— RAW RECORDS —
________________________
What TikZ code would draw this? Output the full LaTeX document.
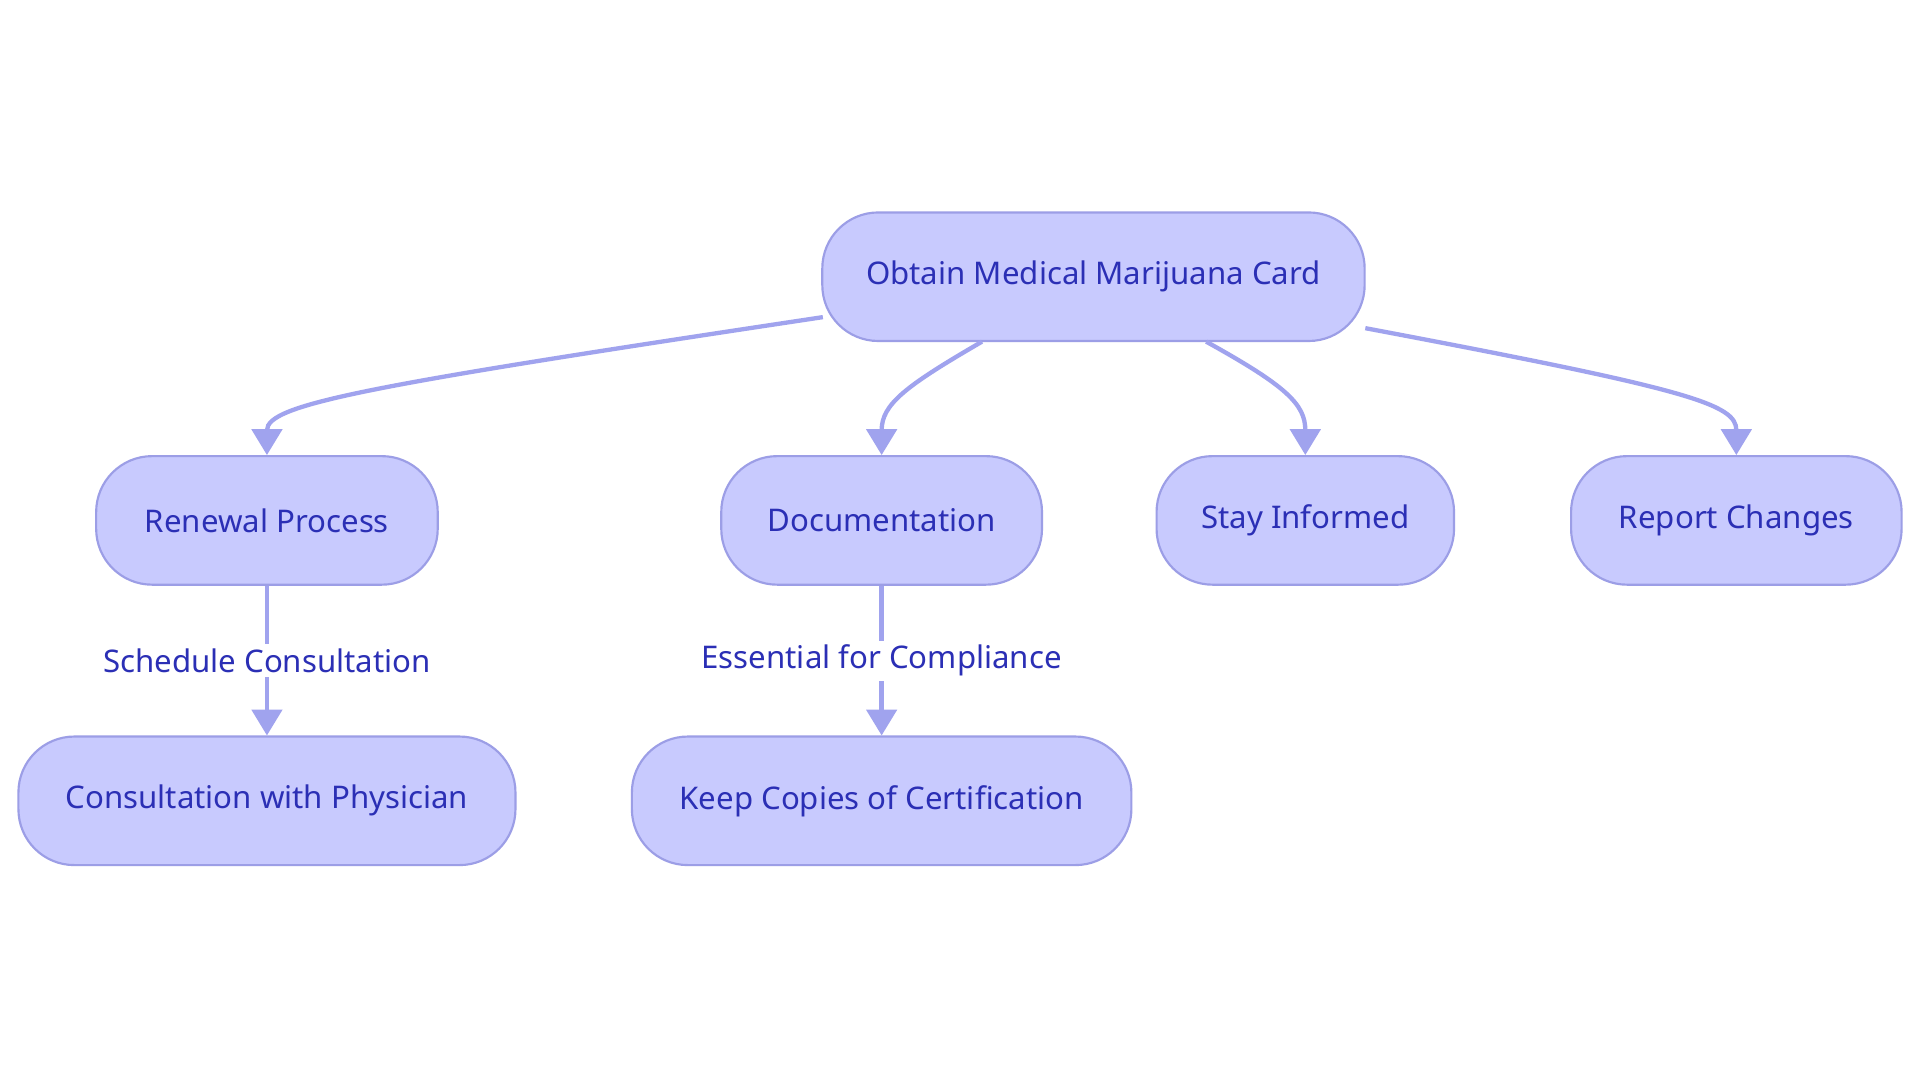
________________________
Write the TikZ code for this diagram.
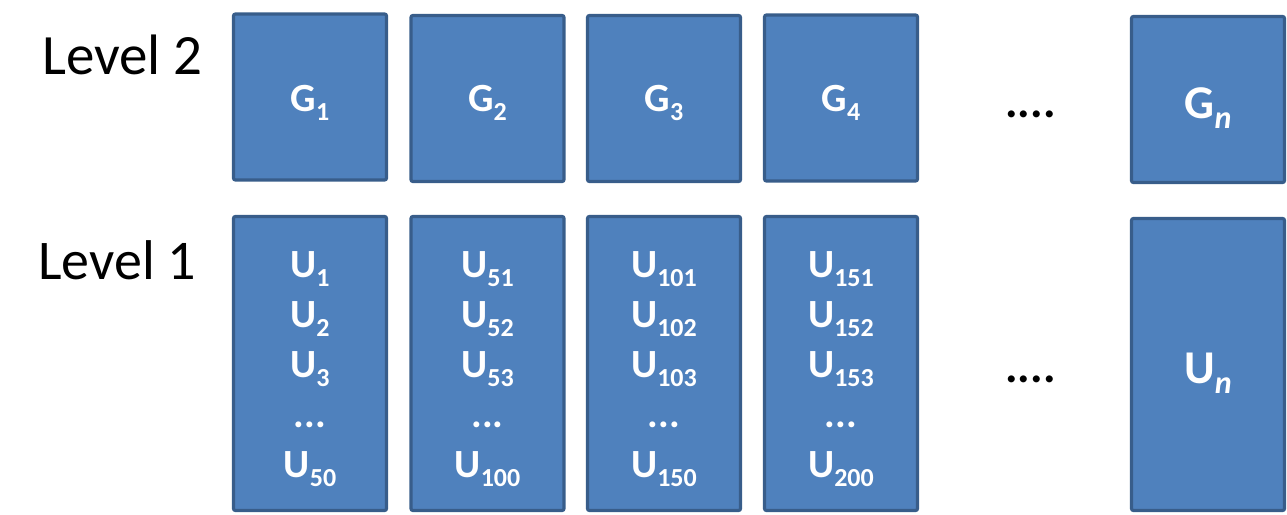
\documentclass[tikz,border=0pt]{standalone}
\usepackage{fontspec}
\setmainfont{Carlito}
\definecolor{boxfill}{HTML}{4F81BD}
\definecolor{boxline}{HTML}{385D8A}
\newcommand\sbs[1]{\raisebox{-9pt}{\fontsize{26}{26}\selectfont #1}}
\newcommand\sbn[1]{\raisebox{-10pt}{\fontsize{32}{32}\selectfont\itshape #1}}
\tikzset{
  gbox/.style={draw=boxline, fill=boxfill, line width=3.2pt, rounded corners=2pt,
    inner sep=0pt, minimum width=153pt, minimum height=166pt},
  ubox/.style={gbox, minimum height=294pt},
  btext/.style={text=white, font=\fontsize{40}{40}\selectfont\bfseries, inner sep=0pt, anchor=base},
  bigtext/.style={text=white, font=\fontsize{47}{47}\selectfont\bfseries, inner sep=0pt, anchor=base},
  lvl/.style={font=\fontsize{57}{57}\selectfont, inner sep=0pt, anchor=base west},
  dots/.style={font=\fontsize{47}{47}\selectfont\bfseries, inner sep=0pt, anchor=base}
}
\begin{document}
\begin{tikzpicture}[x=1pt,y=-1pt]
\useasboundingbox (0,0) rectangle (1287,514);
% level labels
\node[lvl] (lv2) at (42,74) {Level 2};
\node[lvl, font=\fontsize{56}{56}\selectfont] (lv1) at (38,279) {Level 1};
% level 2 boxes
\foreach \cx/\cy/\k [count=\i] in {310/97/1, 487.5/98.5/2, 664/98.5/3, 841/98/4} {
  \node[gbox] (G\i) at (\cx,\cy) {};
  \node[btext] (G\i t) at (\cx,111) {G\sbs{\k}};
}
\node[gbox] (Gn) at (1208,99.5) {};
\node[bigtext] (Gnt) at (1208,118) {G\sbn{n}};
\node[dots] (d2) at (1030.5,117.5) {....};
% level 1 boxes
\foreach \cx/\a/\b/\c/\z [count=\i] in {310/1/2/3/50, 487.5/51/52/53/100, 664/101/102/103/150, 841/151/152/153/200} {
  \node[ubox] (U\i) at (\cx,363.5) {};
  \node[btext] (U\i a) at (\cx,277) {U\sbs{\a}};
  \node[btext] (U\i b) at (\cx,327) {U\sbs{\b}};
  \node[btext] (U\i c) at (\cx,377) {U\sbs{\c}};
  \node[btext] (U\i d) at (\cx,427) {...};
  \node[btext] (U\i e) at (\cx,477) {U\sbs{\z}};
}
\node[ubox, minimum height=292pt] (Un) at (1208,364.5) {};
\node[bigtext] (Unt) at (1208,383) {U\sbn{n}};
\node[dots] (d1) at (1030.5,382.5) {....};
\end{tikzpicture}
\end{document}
________________________
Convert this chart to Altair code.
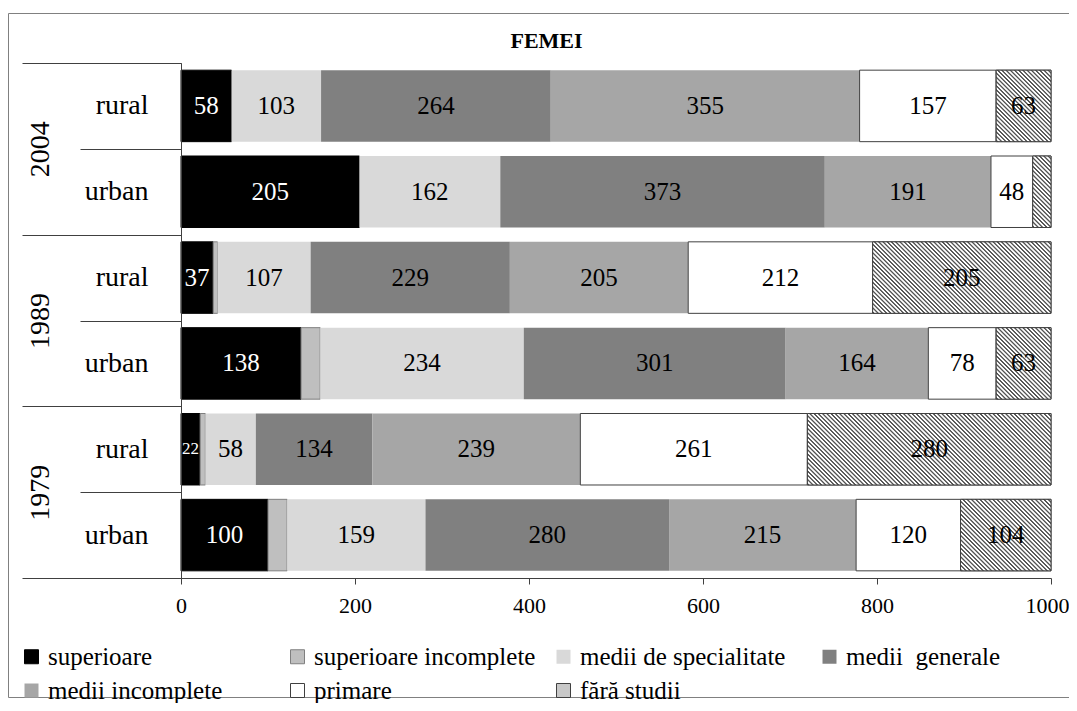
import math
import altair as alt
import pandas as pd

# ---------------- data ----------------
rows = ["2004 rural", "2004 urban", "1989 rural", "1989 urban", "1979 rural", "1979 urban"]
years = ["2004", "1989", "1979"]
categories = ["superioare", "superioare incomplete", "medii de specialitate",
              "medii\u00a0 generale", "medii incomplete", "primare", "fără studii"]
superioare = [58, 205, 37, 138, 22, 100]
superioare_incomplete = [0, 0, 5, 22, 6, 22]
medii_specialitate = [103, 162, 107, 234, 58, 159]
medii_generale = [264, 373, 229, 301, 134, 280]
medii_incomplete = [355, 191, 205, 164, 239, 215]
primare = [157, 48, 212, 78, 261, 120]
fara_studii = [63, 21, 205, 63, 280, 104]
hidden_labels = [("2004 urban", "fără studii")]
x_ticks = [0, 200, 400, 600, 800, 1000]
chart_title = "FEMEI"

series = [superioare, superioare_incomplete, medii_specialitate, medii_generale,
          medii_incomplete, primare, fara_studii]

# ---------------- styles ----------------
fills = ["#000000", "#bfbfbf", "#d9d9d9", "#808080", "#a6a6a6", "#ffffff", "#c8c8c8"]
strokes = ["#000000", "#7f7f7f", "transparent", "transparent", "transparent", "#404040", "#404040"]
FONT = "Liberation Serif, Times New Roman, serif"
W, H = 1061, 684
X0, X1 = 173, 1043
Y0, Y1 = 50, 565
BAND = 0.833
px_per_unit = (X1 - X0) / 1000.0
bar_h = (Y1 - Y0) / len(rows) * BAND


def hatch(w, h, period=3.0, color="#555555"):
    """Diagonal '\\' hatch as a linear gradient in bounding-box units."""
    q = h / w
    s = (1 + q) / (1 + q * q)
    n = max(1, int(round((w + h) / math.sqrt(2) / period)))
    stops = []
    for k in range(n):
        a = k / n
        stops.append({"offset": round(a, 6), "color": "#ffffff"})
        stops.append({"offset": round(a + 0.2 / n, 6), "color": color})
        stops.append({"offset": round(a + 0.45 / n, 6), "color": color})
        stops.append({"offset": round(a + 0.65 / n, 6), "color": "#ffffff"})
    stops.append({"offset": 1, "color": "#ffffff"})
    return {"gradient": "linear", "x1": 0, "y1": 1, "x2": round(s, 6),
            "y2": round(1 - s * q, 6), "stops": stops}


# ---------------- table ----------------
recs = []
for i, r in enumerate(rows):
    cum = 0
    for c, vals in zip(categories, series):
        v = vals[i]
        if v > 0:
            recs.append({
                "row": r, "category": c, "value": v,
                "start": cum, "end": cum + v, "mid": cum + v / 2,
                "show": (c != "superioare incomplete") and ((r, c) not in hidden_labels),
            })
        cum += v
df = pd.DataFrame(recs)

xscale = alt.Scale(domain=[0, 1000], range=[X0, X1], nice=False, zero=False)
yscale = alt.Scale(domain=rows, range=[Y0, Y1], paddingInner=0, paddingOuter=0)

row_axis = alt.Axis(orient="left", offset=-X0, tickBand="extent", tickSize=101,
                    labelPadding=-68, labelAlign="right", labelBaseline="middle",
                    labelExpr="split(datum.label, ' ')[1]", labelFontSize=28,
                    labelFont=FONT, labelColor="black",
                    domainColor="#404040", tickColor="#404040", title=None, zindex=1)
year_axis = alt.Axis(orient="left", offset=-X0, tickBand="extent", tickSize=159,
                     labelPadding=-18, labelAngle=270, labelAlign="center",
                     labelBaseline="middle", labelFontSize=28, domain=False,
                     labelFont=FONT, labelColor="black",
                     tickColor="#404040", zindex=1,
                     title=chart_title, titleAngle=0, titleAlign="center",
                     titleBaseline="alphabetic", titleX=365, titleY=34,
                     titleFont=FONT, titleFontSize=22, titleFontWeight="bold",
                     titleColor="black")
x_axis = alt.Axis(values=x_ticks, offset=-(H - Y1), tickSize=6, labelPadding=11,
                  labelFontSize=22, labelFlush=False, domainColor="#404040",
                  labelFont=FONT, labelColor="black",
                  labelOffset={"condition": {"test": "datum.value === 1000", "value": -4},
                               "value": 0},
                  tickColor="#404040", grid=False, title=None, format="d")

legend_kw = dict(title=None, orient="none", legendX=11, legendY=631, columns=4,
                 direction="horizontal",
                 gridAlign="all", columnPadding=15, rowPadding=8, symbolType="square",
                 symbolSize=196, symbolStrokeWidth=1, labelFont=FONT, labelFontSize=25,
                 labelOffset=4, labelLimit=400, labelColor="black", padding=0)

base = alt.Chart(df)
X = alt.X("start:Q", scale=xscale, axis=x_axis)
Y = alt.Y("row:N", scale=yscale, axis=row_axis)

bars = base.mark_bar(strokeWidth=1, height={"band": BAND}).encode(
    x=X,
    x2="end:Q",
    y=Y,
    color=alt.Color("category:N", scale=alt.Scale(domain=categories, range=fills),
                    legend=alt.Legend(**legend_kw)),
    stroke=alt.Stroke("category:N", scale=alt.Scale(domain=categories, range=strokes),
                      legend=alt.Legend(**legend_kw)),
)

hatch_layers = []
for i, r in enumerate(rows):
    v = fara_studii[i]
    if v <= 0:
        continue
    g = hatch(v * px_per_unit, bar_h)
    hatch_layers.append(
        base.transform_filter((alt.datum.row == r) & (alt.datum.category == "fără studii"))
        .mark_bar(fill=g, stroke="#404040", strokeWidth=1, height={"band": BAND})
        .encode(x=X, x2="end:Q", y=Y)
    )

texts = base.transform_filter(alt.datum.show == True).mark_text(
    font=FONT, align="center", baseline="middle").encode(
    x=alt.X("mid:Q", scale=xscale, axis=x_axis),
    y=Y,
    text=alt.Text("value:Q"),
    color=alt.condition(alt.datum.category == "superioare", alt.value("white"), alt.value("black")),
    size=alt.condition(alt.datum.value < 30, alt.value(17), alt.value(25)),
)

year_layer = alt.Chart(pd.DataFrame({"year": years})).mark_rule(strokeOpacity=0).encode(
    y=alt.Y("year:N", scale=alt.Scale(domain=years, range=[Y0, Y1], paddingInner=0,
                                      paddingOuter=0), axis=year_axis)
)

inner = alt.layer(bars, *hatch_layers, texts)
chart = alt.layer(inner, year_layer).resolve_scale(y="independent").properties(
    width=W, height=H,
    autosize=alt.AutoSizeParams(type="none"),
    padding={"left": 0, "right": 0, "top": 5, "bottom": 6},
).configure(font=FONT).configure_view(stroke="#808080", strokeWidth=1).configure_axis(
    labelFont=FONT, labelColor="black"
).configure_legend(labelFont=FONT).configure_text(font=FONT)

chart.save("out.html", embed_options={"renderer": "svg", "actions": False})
________________________
— TO BE DONE —
Starting at the line with "Convert this chart to Altair code." and ending at the line with "import pandas as pd", copy each line exactly, both ends included. Do not copy the pictures.

— EXPECTED ANSWER —
Convert this chart to Altair code.
import math
import altair as alt
import pandas as pd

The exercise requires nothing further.